• _What is being asked_
Repeat every line of the data exactly, but not the pictures.

• _Available data_
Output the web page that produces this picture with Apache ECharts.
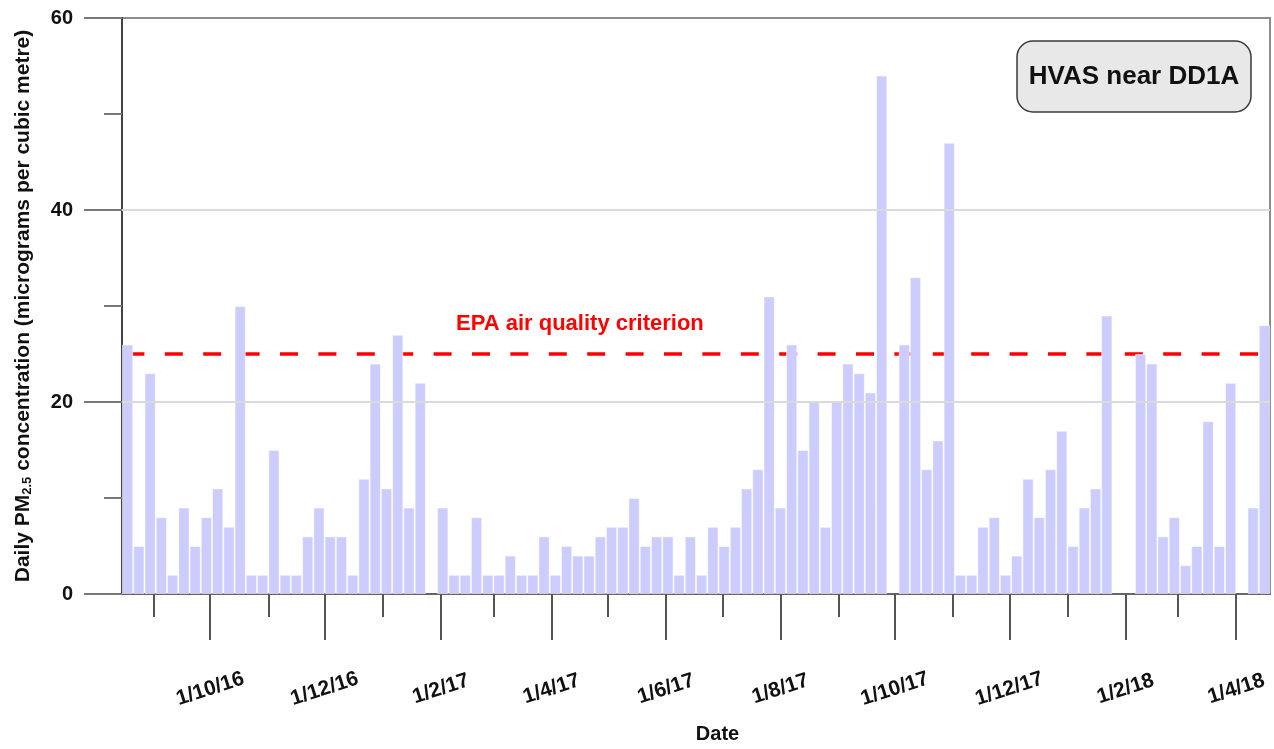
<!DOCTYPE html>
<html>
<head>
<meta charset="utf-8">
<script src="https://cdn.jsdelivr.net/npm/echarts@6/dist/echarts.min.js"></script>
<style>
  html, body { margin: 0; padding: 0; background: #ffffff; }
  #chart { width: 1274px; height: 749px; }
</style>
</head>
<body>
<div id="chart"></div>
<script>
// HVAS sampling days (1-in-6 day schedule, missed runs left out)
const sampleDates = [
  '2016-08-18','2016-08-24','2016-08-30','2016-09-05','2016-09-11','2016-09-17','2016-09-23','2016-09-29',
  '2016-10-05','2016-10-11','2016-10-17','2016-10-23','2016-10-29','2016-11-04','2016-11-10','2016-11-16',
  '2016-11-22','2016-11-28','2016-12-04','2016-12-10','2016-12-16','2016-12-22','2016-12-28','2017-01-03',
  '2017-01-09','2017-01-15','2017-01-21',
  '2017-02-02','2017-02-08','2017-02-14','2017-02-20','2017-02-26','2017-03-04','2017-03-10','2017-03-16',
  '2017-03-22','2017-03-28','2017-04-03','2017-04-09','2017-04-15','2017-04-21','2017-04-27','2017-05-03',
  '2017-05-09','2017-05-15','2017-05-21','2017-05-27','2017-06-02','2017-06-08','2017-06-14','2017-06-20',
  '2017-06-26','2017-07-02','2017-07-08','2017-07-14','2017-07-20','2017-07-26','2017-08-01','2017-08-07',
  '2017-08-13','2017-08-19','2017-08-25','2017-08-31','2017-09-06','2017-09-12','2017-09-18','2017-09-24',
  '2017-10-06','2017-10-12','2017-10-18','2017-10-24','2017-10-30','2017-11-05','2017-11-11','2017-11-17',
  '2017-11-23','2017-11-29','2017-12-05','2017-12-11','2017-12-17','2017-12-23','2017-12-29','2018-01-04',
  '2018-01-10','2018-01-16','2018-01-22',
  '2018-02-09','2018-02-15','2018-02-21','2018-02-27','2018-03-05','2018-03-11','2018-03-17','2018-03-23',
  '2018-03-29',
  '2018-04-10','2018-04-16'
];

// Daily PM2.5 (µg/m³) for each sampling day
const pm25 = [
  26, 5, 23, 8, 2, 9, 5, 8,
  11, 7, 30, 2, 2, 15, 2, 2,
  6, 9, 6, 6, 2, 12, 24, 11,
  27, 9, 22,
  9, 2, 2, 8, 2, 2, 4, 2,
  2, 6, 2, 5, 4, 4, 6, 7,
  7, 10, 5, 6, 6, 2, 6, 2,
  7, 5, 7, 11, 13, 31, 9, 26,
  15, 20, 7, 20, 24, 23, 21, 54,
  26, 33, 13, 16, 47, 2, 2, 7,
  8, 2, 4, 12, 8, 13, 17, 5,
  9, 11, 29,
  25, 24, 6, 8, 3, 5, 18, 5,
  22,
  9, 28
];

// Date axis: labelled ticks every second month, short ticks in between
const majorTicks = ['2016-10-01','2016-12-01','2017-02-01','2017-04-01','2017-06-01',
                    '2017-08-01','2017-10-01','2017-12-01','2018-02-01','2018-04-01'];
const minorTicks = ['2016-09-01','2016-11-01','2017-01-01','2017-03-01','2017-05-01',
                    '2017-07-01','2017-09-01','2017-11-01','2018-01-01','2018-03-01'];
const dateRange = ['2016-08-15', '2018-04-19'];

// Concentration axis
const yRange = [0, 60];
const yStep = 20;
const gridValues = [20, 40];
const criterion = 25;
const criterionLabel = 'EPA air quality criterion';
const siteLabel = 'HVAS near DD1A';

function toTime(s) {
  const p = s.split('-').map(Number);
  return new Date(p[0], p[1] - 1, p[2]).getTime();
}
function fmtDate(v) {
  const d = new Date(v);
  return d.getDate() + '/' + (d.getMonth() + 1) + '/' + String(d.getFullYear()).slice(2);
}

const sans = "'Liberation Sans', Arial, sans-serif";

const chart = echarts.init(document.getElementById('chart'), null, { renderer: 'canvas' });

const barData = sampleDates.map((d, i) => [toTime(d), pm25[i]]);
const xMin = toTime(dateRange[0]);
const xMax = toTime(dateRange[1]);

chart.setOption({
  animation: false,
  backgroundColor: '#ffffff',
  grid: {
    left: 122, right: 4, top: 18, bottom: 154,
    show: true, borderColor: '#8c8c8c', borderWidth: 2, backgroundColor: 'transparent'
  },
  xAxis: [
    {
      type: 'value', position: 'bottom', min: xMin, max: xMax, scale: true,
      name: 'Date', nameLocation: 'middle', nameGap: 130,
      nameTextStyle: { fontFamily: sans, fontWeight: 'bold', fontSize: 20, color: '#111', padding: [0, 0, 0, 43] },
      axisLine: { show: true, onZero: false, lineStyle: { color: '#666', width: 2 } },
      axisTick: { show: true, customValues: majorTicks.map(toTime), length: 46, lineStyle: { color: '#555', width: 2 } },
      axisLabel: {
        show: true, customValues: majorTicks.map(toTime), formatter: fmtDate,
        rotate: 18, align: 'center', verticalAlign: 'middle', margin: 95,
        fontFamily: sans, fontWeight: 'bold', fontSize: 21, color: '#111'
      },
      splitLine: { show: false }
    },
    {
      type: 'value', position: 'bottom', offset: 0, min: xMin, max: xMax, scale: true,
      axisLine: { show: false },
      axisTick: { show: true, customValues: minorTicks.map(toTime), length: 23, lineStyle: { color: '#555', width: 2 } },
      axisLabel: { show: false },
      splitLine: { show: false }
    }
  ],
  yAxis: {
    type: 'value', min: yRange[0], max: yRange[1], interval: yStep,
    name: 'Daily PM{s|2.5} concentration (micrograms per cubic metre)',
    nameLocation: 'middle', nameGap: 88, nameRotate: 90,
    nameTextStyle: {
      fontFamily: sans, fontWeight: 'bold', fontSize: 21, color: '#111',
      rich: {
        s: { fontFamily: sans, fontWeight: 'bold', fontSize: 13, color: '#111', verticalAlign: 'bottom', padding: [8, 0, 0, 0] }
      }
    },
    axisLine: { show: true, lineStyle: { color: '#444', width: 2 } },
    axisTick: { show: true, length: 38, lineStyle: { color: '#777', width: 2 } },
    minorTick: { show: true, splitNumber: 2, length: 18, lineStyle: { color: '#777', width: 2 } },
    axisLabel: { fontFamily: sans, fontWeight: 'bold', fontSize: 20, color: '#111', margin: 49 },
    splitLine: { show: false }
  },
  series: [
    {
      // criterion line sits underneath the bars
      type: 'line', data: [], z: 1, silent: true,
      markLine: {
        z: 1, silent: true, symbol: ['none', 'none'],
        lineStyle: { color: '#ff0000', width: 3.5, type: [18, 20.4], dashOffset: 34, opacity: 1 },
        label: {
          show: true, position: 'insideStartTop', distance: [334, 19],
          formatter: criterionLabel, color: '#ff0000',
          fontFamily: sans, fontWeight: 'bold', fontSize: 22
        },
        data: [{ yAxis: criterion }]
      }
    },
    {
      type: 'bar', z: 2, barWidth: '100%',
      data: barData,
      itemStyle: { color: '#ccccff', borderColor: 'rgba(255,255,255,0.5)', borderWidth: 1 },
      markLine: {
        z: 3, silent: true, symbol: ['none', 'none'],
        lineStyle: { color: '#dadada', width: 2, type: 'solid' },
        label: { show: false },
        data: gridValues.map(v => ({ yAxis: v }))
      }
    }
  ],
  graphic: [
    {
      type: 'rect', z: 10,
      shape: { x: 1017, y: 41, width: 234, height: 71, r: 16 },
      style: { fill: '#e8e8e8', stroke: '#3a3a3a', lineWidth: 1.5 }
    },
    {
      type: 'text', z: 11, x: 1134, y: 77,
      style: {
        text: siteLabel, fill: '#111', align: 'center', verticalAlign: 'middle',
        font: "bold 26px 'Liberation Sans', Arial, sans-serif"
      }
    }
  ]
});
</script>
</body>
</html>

• _Solution_
Output the web page that produces this picture with Apache ECharts.
<!DOCTYPE html>
<html>
<head>
<meta charset="utf-8">
<script src="https://cdn.jsdelivr.net/npm/echarts@6/dist/echarts.min.js"></script>
<style>
  html, body { margin: 0; padding: 0; background: #ffffff; }
  #chart { width: 1274px; height: 749px; }
</style>
</head>
<body>
<div id="chart"></div>
<script>
// HVAS sampling days (1-in-6 day schedule, missed runs left out)
const sampleDates = [
  '2016-08-18','2016-08-24','2016-08-30','2016-09-05','2016-09-11','2016-09-17','2016-09-23','2016-09-29',
  '2016-10-05','2016-10-11','2016-10-17','2016-10-23','2016-10-29','2016-11-04','2016-11-10','2016-11-16',
  '2016-11-22','2016-11-28','2016-12-04','2016-12-10','2016-12-16','2016-12-22','2016-12-28','2017-01-03',
  '2017-01-09','2017-01-15','2017-01-21',
  '2017-02-02','2017-02-08','2017-02-14','2017-02-20','2017-02-26','2017-03-04','2017-03-10','2017-03-16',
  '2017-03-22','2017-03-28','2017-04-03','2017-04-09','2017-04-15','2017-04-21','2017-04-27','2017-05-03',
  '2017-05-09','2017-05-15','2017-05-21','2017-05-27','2017-06-02','2017-06-08','2017-06-14','2017-06-20',
  '2017-06-26','2017-07-02','2017-07-08','2017-07-14','2017-07-20','2017-07-26','2017-08-01','2017-08-07',
  '2017-08-13','2017-08-19','2017-08-25','2017-08-31','2017-09-06','2017-09-12','2017-09-18','2017-09-24',
  '2017-10-06','2017-10-12','2017-10-18','2017-10-24','2017-10-30','2017-11-05','2017-11-11','2017-11-17',
  '2017-11-23','2017-11-29','2017-12-05','2017-12-11','2017-12-17','2017-12-23','2017-12-29','2018-01-04',
  '2018-01-10','2018-01-16','2018-01-22',
  '2018-02-09','2018-02-15','2018-02-21','2018-02-27','2018-03-05','2018-03-11','2018-03-17','2018-03-23',
  '2018-03-29',
  '2018-04-10','2018-04-16'
];

// Daily PM2.5 (µg/m³) for each sampling day
const pm25 = [
  26, 5, 23, 8, 2, 9, 5, 8,
  11, 7, 30, 2, 2, 15, 2, 2,
  6, 9, 6, 6, 2, 12, 24, 11,
  27, 9, 22,
  9, 2, 2, 8, 2, 2, 4, 2,
  2, 6, 2, 5, 4, 4, 6, 7,
  7, 10, 5, 6, 6, 2, 6, 2,
  7, 5, 7, 11, 13, 31, 9, 26,
  15, 20, 7, 20, 24, 23, 21, 54,
  26, 33, 13, 16, 47, 2, 2, 7,
  8, 2, 4, 12, 8, 13, 17, 5,
  9, 11, 29,
  25, 24, 6, 8, 3, 5, 18, 5,
  22,
  9, 28
];

// Date axis: labelled ticks every second month, short ticks in between
const majorTicks = ['2016-10-01','2016-12-01','2017-02-01','2017-04-01','2017-06-01',
                    '2017-08-01','2017-10-01','2017-12-01','2018-02-01','2018-04-01'];
const minorTicks = ['2016-09-01','2016-11-01','2017-01-01','2017-03-01','2017-05-01',
                    '2017-07-01','2017-09-01','2017-11-01','2018-01-01','2018-03-01'];
const dateRange = ['2016-08-15', '2018-04-19'];

// Concentration axis
const yRange = [0, 60];
const yStep = 20;
const gridValues = [20, 40];
const criterion = 25;
const criterionLabel = 'EPA air quality criterion';
const siteLabel = 'HVAS near DD1A';

function toTime(s) {
  const p = s.split('-').map(Number);
  return new Date(p[0], p[1] - 1, p[2]).getTime();
}
function fmtDate(v) {
  const d = new Date(v);
  return d.getDate() + '/' + (d.getMonth() + 1) + '/' + String(d.getFullYear()).slice(2);
}

const sans = "'Liberation Sans', Arial, sans-serif";

const chart = echarts.init(document.getElementById('chart'), null, { renderer: 'canvas' });

const barData = sampleDates.map((d, i) => [toTime(d), pm25[i]]);
const xMin = toTime(dateRange[0]);
const xMax = toTime(dateRange[1]);

chart.setOption({
  animation: false,
  backgroundColor: '#ffffff',
  grid: {
    left: 122, right: 4, top: 18, bottom: 154,
    show: true, borderColor: '#8c8c8c', borderWidth: 2, backgroundColor: 'transparent'
  },
  xAxis: [
    {
      type: 'value', position: 'bottom', min: xMin, max: xMax, scale: true,
      name: 'Date', nameLocation: 'middle', nameGap: 130,
      nameTextStyle: { fontFamily: sans, fontWeight: 'bold', fontSize: 20, color: '#111', padding: [0, 0, 0, 43] },
      axisLine: { show: true, onZero: false, lineStyle: { color: '#666', width: 2 } },
      axisTick: { show: true, customValues: majorTicks.map(toTime), length: 46, lineStyle: { color: '#555', width: 2 } },
      axisLabel: {
        show: true, customValues: majorTicks.map(toTime), formatter: fmtDate,
        rotate: 18, align: 'center', verticalAlign: 'middle', margin: 95,
        fontFamily: sans, fontWeight: 'bold', fontSize: 21, color: '#111'
      },
      splitLine: { show: false }
    },
    {
      type: 'value', position: 'bottom', offset: 0, min: xMin, max: xMax, scale: true,
      axisLine: { show: false },
      axisTick: { show: true, customValues: minorTicks.map(toTime), length: 23, lineStyle: { color: '#555', width: 2 } },
      axisLabel: { show: false },
      splitLine: { show: false }
    }
  ],
  yAxis: {
    type: 'value', min: yRange[0], max: yRange[1], interval: yStep,
    name: 'Daily PM{s|2.5} concentration (micrograms per cubic metre)',
    nameLocation: 'middle', nameGap: 88, nameRotate: 90,
    nameTextStyle: {
      fontFamily: sans, fontWeight: 'bold', fontSize: 21, color: '#111',
      rich: {
        s: { fontFamily: sans, fontWeight: 'bold', fontSize: 13, color: '#111', verticalAlign: 'bottom', padding: [8, 0, 0, 0] }
      }
    },
    axisLine: { show: true, lineStyle: { color: '#444', width: 2 } },
    axisTick: { show: true, length: 38, lineStyle: { color: '#777', width: 2 } },
    minorTick: { show: true, splitNumber: 2, length: 18, lineStyle: { color: '#777', width: 2 } },
    axisLabel: { fontFamily: sans, fontWeight: 'bold', fontSize: 20, color: '#111', margin: 49 },
    splitLine: { show: false }
  },
  series: [
    {
      // criterion line sits underneath the bars
      type: 'line', data: [], z: 1, silent: true,
      markLine: {
        z: 1, silent: true, symbol: ['none', 'none'],
        lineStyle: { color: '#ff0000', width: 3.5, type: [18, 20.4], dashOffset: 34, opacity: 1 },
        label: {
          show: true, position: 'insideStartTop', distance: [334, 19],
          formatter: criterionLabel, color: '#ff0000',
          fontFamily: sans, fontWeight: 'bold', fontSize: 22
        },
        data: [{ yAxis: criterion }]
      }
    },
    {
      type: 'bar', z: 2, barWidth: '100%',
      data: barData,
      itemStyle: { color: '#ccccff', borderColor: 'rgba(255,255,255,0.5)', borderWidth: 1 },
      markLine: {
        z: 3, silent: true, symbol: ['none', 'none'],
        lineStyle: { color: '#dadada', width: 2, type: 'solid' },
        label: { show: false },
        data: gridValues.map(v => ({ yAxis: v }))
      }
    }
  ],
  graphic: [
    {
      type: 'rect', z: 10,
      shape: { x: 1017, y: 41, width: 234, height: 71, r: 16 },
      style: { fill: '#e8e8e8', stroke: '#3a3a3a', lineWidth: 1.5 }
    },
    {
      type: 'text', z: 11, x: 1134, y: 77,
      style: {
        text: siteLabel, fill: '#111', align: 'center', verticalAlign: 'middle',
        font: "bold 26px 'Liberation Sans', Arial, sans-serif"
      }
    }
  ]
});
</script>
</body>
</html>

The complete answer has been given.